Below is a minimal example. I’m using version 1.0.28.

from fastai import *
from fastai.vision import *
DATA_DIR = ‘path/to/planet/dataset/’
size = 224
bs = 32
np.random.seed(42)
data = ImageDataBunch.from_csv(path=Path(DATA_DIR), folder=‘train-jpg’,
csv_labels=‘train_v2.csv’,
suffix=’.jpg’, sep=’ ', size=size, ds_tfms=get_transforms(),
bs=bs)
data = data.normalize(imagenet_stats)
learn = create_cnn(data, models.resnet34, metrics=accuracy_thresh)
learn.fit_one_cycle(1)
learn.validate() # get [0.09976922, tensor(0.9611)]
learn.save(‘test’)

Successfully load the saved model

del data
del learn
np.random.seed(42)
data = ImageDataBunch.from_csv(path=Path(DATA_DIR), folder=‘train-jpg’,
csv_labels=‘train_v2.csv’,
suffix=’.jpg’, sep=’ ', size=size, ds_tfms=get_transforms(),
bs=bs)
data = data.normalize(imagenet_stats)
learn = create_cnn(data, models.resnet34, metrics=accuracy_thresh).load(‘test’)
learn.validate() # get same values as above

Now restart the kernel and try loading again

from fastai import *
from fastai.vision import *
DATA_DIR = ‘path/to/planet/dataset/’
size = 224
bs = 32
np.random.seed(42)
data = ImageDataBunch.from_csv(path=Path(DATA_DIR), folder=‘train-jpg’,
csv_labels=‘train_v2.csv’,
suffix=’.jpg’, sep=’ ', size=size, ds_tfms=get_transforms(),
bs=bs)
data = data.normalize(imagenet_stats)
learn = create_cnn(data, models.resnet34, metrics=accuracy_thresh).load(‘test’)
learn.validate() # get [1.3317215, tensor(0.7516)]

There are now methods to save the filenames of your validation set, you should use them to be able to reload it the same way on a new kernel.

Thanks!

For posterity, I think sgugger was referring to data.export() and data.load_empty(data.path);. These are new in version 1.0.29, which is currently work in progress.

FWIW, I don’t understand:

  • why np.random.seed does not allow you produce the same train/validation split multiple times.
  • why using a different train/validation split reduces your validation accuracy.
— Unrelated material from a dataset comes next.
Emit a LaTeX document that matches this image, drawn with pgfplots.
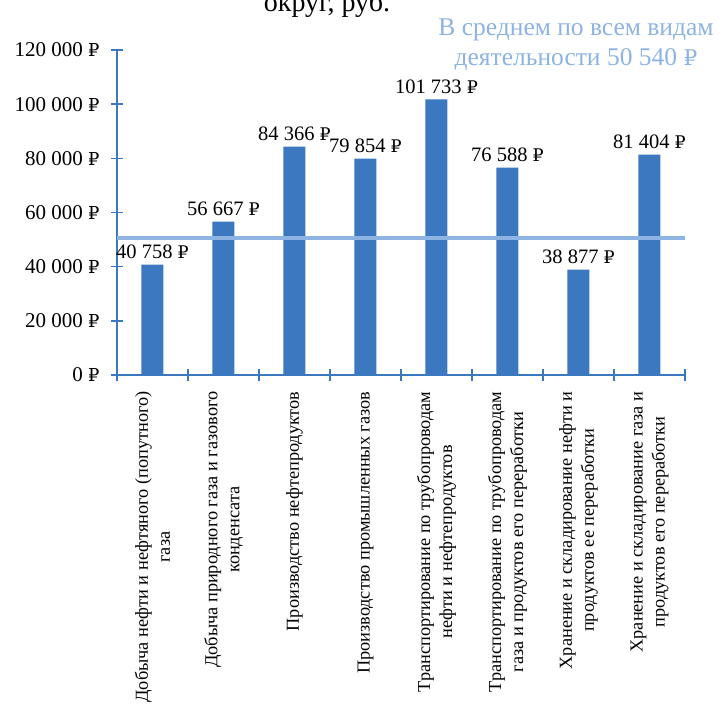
\documentclass[border=0pt]{standalone}
\usepackage{pgfplots}
\pgfplotsset{compat=1.18}
\usepackage{fontspec}
\setmainfont{Liberation Serif}
\newfontfamily\rubfont{DejaVu Serif}
\newcommand{\rub}{{\rubfont\scalebox{0.85}{₽}}}
\definecolor{barblue}{HTML}{3B78BF}
\definecolor{meanblue}{HTML}{8DB4E2}
\definecolor{notecol}{HTML}{8DB3E2}

\begin{document}
\begin{tikzpicture}
\begin{axis}[
  at={(0pt,0pt)}, anchor=south west,
  width=568pt, height=325pt, scale only axis,
  xmin=0.5, xmax=8.5, ymin=0, ymax=120000,
  axis x line*=bottom, axis y line*=left,
  axis line style={barblue, line width=1.5pt},
  tick align=center, major tick length=12pt,
  tick style={barblue, line width=1.5pt},
  scaled y ticks=false,
  ytick={0,20000,40000,60000,80000,100000,120000},
  yticklabels={0 \rub,20 000 \rub,40 000 \rub,60 000 \rub,80 000 \rub,100 000 \rub,120 000 \rub},
  yticklabel style={font=\fontsize{21}{24}\selectfont, xshift=-8pt},
  xtick={0.5,1.5,2.5,3.5,4.5,5.5,6.5,7.5,8.5},
  xticklabels={},
  extra x ticks={1,2,3,4,5,6,7,8},
  extra x tick style={major tick length=0pt},
  extra x tick labels={
    {Добыча нефти и нефтяного (попутного)\\газа},
    {Добыча природного газа и газового\\конденсата},
    {Производство нефтепродуктов},
    {Производство промышленных газов},
    {Транспортирование по трубопроводам\\нефти и нефтепродуктов},
    {Транспортирование по трубопроводам\\газа и продуктов его переработки},
    {Хранение и складирование нефти и\\продуктов ее переработки},
    {Хранение и складирование газа и\\продуктов его переработки}},
  xticklabel style={rotate=90, xshift=-13pt, anchor=east, align=center,
    font=\fontsize{18.3}{22}\selectfont},
  clip=false,
]
\addplot[ybar, bar width=22pt, fill=barblue, draw=none,
  nodes near coords, point meta=explicit symbolic,
  nodes near coords style={font=\fontsize{20.5}{24}\selectfont, text=black, anchor=south, yshift=2pt}]
coordinates {
  (1,40758) [40 758 \rub]
  (2,56667) [56 667 \rub]
  (3,84366) [84 366 \rub]
  (4,79854) [79 854 \rub]
  (5,101733) [101 733 \rub]
  (6,76588) [76 588 \rub]
  (7,38877) [38 877 \rub]
  (8,81404) [81 404 \rub]
};
\addplot[meanblue, line width=4pt, forget plot]
coordinates {(0.5,50540) (8.5,50540)};
\end{axis}
\node[font=\fontsize{25.5}{30}\selectfont, text=notecol, align=center]
  at (459pt,330pt) {В среднем по всем видам\\деятельности 50 540 \rub};
\node[font=\fontsize{28}{30}\selectfont, anchor=base] at (210pt,363pt) {округ, руб.};
\pgfresetboundingbox
\useasboundingbox (-117pt,-336pt) rectangle (607pt,375pt);
\end{tikzpicture}
\end{document}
If anything, having images that you trained on in your validation set should increase your validation accuracy.
2 Likes

You also have data.valid_ds.to_csv() to be able to get a csv with filenames labels.
I’m not sure why the seed doesn’t behave as it should.

The problem has also been mentioned here: Loading a saved model, but received no answer as far as I can see.

After opening new kernel, trainign the saved model for one epoch sort of gets model’s accuracy back, but that’s not really good solution at all.

@sgugger - how does saving filenames of validation set help to get the same accuracy levels? Regardless of that, if you want to deploy your model somewhere, you don’t necessarily want to bother with any data that was used to create it.

@tarvoc - did you manage to solve this just with commands suggested by sgugger?

Does anyone know if this problem lies on the Pytorch side or is it fastai thing?

Well,sorry, I just asnwer my own question - after going round the web and searching - it seems that simply changing the model mode from .train() to .eval() like learner.model.eval() fixes the issue.

1 Like